On le voit, la Suède a eu fort à faire avec la gestion des demandeurs d’asile. Si le coup de frein mis à ce type d’entrées a été extrêmement fort, leur importance passée a modifié profondément le poids et la composition de la population d’origine en Suède.
À suivre…
[1] Il s’agit d’une agence qui traite non seulement de l’asile mais aussi des autres formes de migration (travail, famille, études...) et des acquisitions de nationalité. Contrairement à la France qui disperse ses activités sur le sujet entre l'OFPRA, l'OFII et le ministère de l'Intérieur (qui exerce la tutelle de l'OFPRA et de l'OFII), la Suède dispose d'une agence unique, favorable à l'efficacité dans les prises de décisions.

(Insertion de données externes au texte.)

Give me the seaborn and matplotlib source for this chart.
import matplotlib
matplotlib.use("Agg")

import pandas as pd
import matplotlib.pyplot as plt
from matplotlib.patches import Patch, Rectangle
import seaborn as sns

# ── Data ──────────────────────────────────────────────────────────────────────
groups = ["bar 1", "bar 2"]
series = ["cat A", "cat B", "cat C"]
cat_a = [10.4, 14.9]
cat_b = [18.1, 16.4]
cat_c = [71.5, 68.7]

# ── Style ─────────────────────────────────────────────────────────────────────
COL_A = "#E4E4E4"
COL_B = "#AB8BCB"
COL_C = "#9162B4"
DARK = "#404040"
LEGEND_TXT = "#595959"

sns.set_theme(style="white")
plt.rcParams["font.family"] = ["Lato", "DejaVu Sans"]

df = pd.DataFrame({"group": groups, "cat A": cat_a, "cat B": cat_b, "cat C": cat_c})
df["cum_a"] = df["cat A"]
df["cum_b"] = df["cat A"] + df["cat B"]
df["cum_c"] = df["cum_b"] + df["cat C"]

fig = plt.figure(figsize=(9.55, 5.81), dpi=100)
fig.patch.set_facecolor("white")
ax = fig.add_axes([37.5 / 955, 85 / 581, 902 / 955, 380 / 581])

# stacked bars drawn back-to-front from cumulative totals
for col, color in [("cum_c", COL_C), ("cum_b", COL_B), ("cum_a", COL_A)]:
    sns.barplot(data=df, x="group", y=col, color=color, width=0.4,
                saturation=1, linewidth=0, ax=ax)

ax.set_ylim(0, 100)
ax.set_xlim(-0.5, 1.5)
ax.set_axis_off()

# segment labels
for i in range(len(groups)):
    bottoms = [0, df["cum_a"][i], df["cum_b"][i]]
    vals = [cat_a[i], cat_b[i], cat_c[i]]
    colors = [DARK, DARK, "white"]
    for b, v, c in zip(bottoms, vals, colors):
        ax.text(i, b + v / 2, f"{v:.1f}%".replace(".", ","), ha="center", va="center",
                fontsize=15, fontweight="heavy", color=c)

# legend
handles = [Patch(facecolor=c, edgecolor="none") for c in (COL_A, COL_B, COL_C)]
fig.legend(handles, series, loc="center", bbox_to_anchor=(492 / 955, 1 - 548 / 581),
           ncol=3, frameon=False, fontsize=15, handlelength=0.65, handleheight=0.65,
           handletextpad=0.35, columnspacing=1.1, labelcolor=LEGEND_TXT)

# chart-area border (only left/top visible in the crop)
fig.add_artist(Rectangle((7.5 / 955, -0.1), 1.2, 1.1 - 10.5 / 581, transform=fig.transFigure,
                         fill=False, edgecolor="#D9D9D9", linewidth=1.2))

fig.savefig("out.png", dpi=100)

[2] En France, le ministère de l’Intérieur donne le nombre de demandes d’adultes et aussi celui des enfants les accompagnant. Mais l’écrasante majorité des mineurs non accompagnés sont du ressort de l’aide sociale à l’enfance, une fois que leur minorité a été reconnue, sans dépôt d’une demande d’asile.
Jean-Pierre Baux
20.05.2020 07:51
Très intéressant. . Des leçons à prendre.
Patrick Stefanini
19.05.2020 15:40
Merci Madame. Votre analyse est très interessante car la France a très peu de mineurs isolés demandeurs d’asile.